--- START Supplied entries ---

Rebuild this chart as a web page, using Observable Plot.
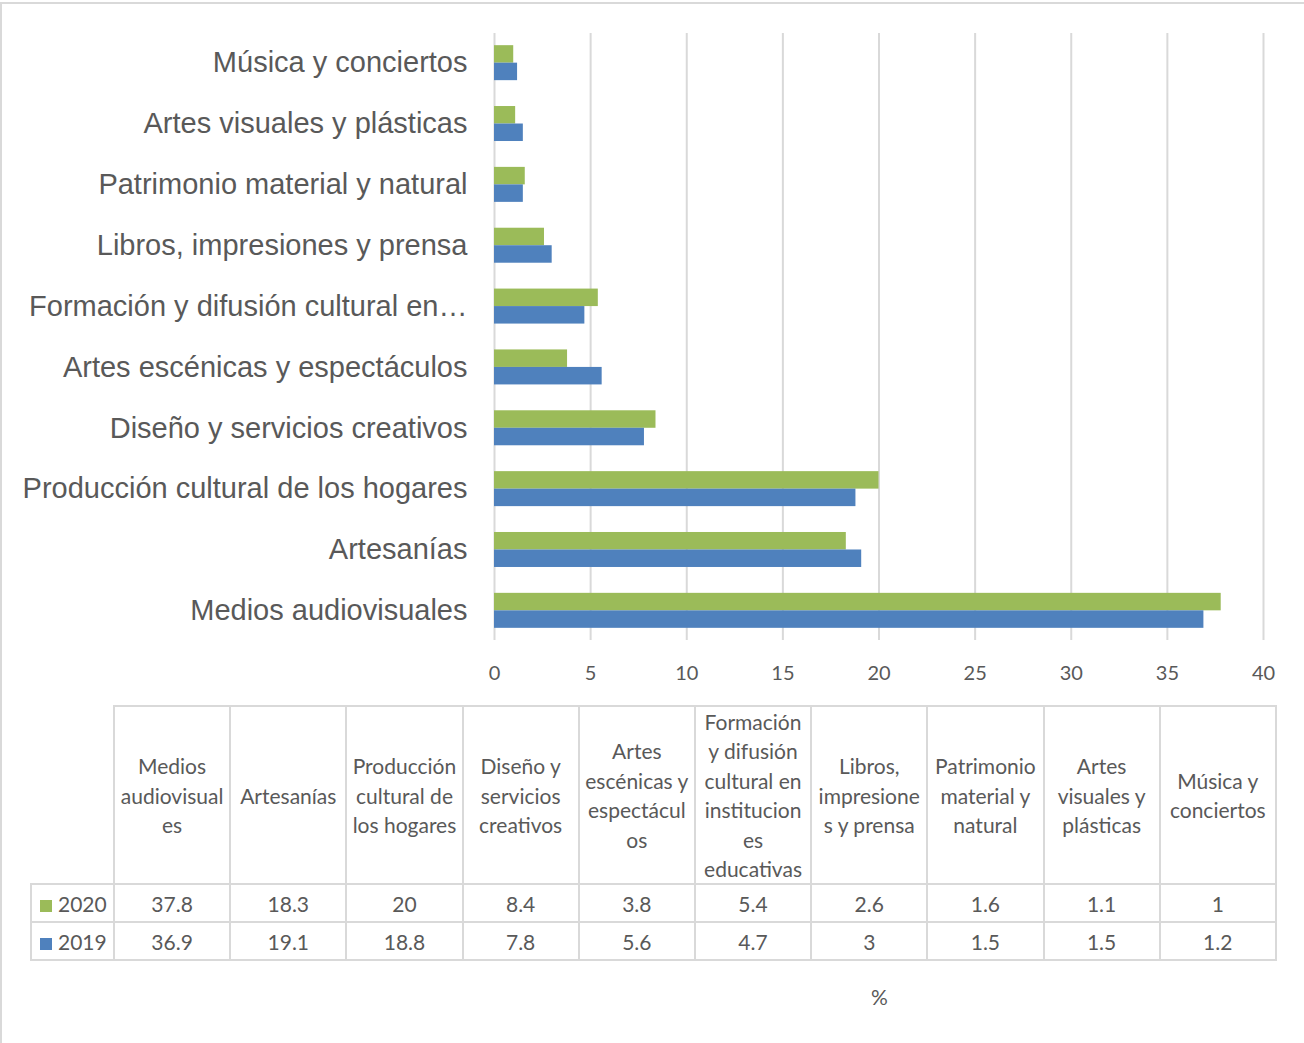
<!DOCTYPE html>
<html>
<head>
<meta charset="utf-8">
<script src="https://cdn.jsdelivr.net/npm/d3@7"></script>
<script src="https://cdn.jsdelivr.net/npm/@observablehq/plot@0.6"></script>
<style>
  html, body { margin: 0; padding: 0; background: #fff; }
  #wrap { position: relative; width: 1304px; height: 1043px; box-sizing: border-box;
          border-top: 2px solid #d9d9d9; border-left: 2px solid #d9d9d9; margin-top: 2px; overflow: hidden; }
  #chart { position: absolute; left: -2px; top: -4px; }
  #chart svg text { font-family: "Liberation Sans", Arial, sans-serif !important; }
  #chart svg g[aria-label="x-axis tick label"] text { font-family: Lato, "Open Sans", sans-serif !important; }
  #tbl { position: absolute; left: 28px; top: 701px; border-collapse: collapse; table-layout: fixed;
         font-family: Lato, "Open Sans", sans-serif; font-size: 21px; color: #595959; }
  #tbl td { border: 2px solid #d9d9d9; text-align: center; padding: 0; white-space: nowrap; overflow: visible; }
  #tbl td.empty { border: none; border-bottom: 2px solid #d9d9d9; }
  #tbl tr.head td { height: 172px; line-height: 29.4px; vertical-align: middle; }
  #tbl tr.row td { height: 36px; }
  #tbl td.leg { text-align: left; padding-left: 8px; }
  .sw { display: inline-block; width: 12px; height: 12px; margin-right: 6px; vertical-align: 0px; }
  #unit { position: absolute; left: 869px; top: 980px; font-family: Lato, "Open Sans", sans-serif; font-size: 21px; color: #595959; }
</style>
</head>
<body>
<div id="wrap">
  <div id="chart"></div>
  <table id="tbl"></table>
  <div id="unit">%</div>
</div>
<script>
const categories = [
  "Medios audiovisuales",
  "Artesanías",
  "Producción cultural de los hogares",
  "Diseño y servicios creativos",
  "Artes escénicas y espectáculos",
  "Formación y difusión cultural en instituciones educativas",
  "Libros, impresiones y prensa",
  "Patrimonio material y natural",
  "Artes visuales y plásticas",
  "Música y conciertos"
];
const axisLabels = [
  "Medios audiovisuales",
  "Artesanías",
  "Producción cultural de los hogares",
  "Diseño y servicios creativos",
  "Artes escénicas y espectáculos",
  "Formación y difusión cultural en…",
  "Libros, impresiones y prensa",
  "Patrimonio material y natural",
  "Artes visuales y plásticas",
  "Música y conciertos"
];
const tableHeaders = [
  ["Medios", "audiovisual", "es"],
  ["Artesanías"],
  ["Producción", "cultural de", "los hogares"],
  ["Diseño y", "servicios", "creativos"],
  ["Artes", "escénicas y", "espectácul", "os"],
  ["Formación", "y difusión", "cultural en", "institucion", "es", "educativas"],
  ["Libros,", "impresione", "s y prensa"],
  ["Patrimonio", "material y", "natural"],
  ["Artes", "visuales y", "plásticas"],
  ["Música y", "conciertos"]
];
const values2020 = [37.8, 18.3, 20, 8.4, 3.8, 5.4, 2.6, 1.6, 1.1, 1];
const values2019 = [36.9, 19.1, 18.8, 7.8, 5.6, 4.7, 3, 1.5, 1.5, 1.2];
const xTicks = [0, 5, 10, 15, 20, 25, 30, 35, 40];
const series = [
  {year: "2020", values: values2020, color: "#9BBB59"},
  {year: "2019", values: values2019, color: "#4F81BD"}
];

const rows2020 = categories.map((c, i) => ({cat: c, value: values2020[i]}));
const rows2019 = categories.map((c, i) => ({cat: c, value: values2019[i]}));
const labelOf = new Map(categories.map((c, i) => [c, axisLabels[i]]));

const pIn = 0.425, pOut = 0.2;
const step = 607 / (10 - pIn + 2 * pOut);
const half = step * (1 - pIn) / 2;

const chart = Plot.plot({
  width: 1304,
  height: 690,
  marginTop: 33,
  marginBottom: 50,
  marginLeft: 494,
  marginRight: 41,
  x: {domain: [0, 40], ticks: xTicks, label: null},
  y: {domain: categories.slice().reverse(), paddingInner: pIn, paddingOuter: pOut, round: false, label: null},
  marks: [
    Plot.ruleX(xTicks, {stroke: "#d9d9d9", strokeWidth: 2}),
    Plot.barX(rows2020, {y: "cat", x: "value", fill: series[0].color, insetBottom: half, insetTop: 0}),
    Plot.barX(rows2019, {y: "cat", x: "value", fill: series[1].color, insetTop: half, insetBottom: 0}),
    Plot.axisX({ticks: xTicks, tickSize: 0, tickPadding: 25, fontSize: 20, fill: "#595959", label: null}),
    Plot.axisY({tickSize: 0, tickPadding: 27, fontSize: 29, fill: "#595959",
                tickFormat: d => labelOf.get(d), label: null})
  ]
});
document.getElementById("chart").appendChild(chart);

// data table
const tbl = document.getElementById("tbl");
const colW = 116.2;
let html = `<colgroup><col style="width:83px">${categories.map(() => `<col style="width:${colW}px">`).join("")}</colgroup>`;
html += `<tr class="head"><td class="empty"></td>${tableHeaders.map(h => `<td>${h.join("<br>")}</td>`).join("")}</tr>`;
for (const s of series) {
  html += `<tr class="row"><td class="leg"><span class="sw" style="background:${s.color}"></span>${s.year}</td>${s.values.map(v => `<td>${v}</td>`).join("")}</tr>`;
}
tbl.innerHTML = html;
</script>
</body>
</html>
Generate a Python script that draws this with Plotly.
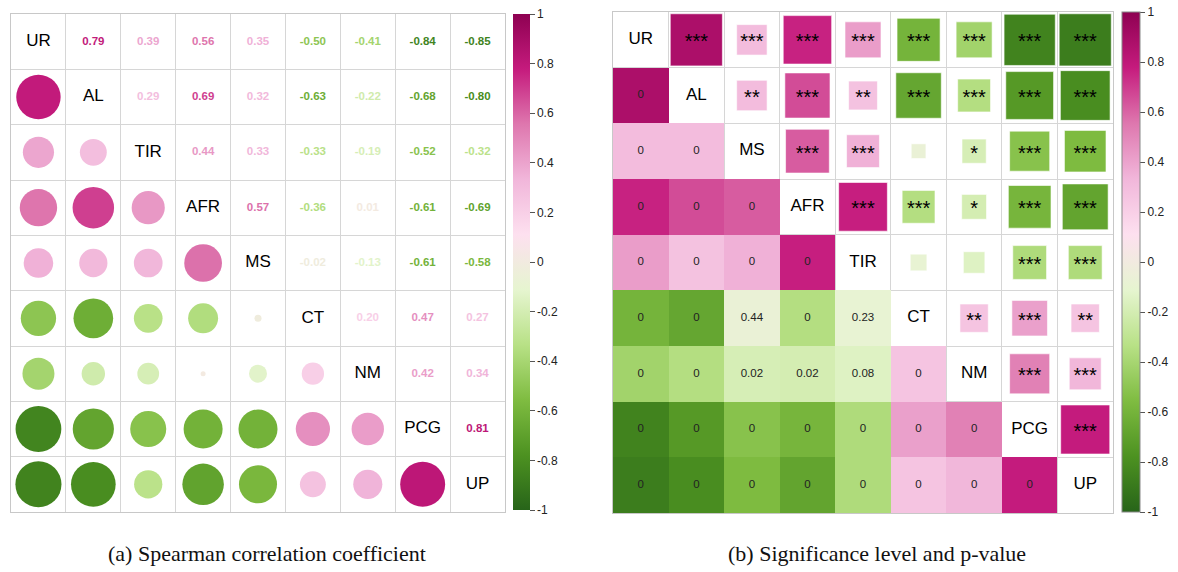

--- END Supplied entries ---

▶ **Exercise description**
Pictures stay out; reproduce every line of the records exactly.

▶ **Exercise answer**
Rebuild this chart as a web page, using Observable Plot.
<!DOCTYPE html>
<html>
<head>
<meta charset="utf-8">
<script src="https://cdn.jsdelivr.net/npm/d3@7"></script>
<script src="https://cdn.jsdelivr.net/npm/@observablehq/plot@0.6"></script>
<style>
  html, body { margin: 0; padding: 0; background: #fff; }
  #wrap { position: relative; width: 1304px; height: 1043px; box-sizing: border-box;
          border-top: 2px solid #d9d9d9; border-left: 2px solid #d9d9d9; margin-top: 2px; overflow: hidden; }
  #chart { position: absolute; left: -2px; top: -4px; }
  #chart svg text { font-family: "Liberation Sans", Arial, sans-serif !important; }
  #chart svg g[aria-label="x-axis tick label"] text { font-family: Lato, "Open Sans", sans-serif !important; }
  #tbl { position: absolute; left: 28px; top: 701px; border-collapse: collapse; table-layout: fixed;
         font-family: Lato, "Open Sans", sans-serif; font-size: 21px; color: #595959; }
  #tbl td { border: 2px solid #d9d9d9; text-align: center; padding: 0; white-space: nowrap; overflow: visible; }
  #tbl td.empty { border: none; border-bottom: 2px solid #d9d9d9; }
  #tbl tr.head td { height: 172px; line-height: 29.4px; vertical-align: middle; }
  #tbl tr.row td { height: 36px; }
  #tbl td.leg { text-align: left; padding-left: 8px; }
  .sw { display: inline-block; width: 12px; height: 12px; margin-right: 6px; vertical-align: 0px; }
  #unit { position: absolute; left: 869px; top: 980px; font-family: Lato, "Open Sans", sans-serif; font-size: 21px; color: #595959; }
</style>
</head>
<body>
<div id="wrap">
  <div id="chart"></div>
  <table id="tbl"></table>
  <div id="unit">%</div>
</div>
<script>
const categories = [
  "Medios audiovisuales",
  "Artesanías",
  "Producción cultural de los hogares",
  "Diseño y servicios creativos",
  "Artes escénicas y espectáculos",
  "Formación y difusión cultural en instituciones educativas",
  "Libros, impresiones y prensa",
  "Patrimonio material y natural",
  "Artes visuales y plásticas",
  "Música y conciertos"
];
const axisLabels = [
  "Medios audiovisuales",
  "Artesanías",
  "Producción cultural de los hogares",
  "Diseño y servicios creativos",
  "Artes escénicas y espectáculos",
  "Formación y difusión cultural en…",
  "Libros, impresiones y prensa",
  "Patrimonio material y natural",
  "Artes visuales y plásticas",
  "Música y conciertos"
];
const tableHeaders = [
  ["Medios", "audiovisual", "es"],
  ["Artesanías"],
  ["Producción", "cultural de", "los hogares"],
  ["Diseño y", "servicios", "creativos"],
  ["Artes", "escénicas y", "espectácul", "os"],
  ["Formación", "y difusión", "cultural en", "institucion", "es", "educativas"],
  ["Libros,", "impresione", "s y prensa"],
  ["Patrimonio", "material y", "natural"],
  ["Artes", "visuales y", "plásticas"],
  ["Música y", "conciertos"]
];
const values2020 = [37.8, 18.3, 20, 8.4, 3.8, 5.4, 2.6, 1.6, 1.1, 1];
const values2019 = [36.9, 19.1, 18.8, 7.8, 5.6, 4.7, 3, 1.5, 1.5, 1.2];
const xTicks = [0, 5, 10, 15, 20, 25, 30, 35, 40];
const series = [
  {year: "2020", values: values2020, color: "#9BBB59"},
  {year: "2019", values: values2019, color: "#4F81BD"}
];

const rows2020 = categories.map((c, i) => ({cat: c, value: values2020[i]}));
const rows2019 = categories.map((c, i) => ({cat: c, value: values2019[i]}));
const labelOf = new Map(categories.map((c, i) => [c, axisLabels[i]]));

const pIn = 0.425, pOut = 0.2;
const step = 607 / (10 - pIn + 2 * pOut);
const half = step * (1 - pIn) / 2;

const chart = Plot.plot({
  width: 1304,
  height: 690,
  marginTop: 33,
  marginBottom: 50,
  marginLeft: 494,
  marginRight: 41,
  x: {domain: [0, 40], ticks: xTicks, label: null},
  y: {domain: categories.slice().reverse(), paddingInner: pIn, paddingOuter: pOut, round: false, label: null},
  marks: [
    Plot.ruleX(xTicks, {stroke: "#d9d9d9", strokeWidth: 2}),
    Plot.barX(rows2020, {y: "cat", x: "value", fill: series[0].color, insetBottom: half, insetTop: 0}),
    Plot.barX(rows2019, {y: "cat", x: "value", fill: series[1].color, insetTop: half, insetBottom: 0}),
    Plot.axisX({ticks: xTicks, tickSize: 0, tickPadding: 25, fontSize: 20, fill: "#595959", label: null}),
    Plot.axisY({tickSize: 0, tickPadding: 27, fontSize: 29, fill: "#595959",
                tickFormat: d => labelOf.get(d), label: null})
  ]
});
document.getElementById("chart").appendChild(chart);

// data table
const tbl = document.getElementById("tbl");
const colW = 116.2;
let html = `<colgroup><col style="width:83px">${categories.map(() => `<col style="width:${colW}px">`).join("")}</colgroup>`;
html += `<tr class="head"><td class="empty"></td>${tableHeaders.map(h => `<td>${h.join("<br>")}</td>`).join("")}</tr>`;
for (const s of series) {
  html += `<tr class="row"><td class="leg"><span class="sw" style="background:${s.color}"></span>${s.year}</td>${s.values.map(v => `<td>${v}</td>`).join("")}</tr>`;
}
tbl.innerHTML = html;
</script>
</body>
</html>
Generate a Python script that draws this with Plotly.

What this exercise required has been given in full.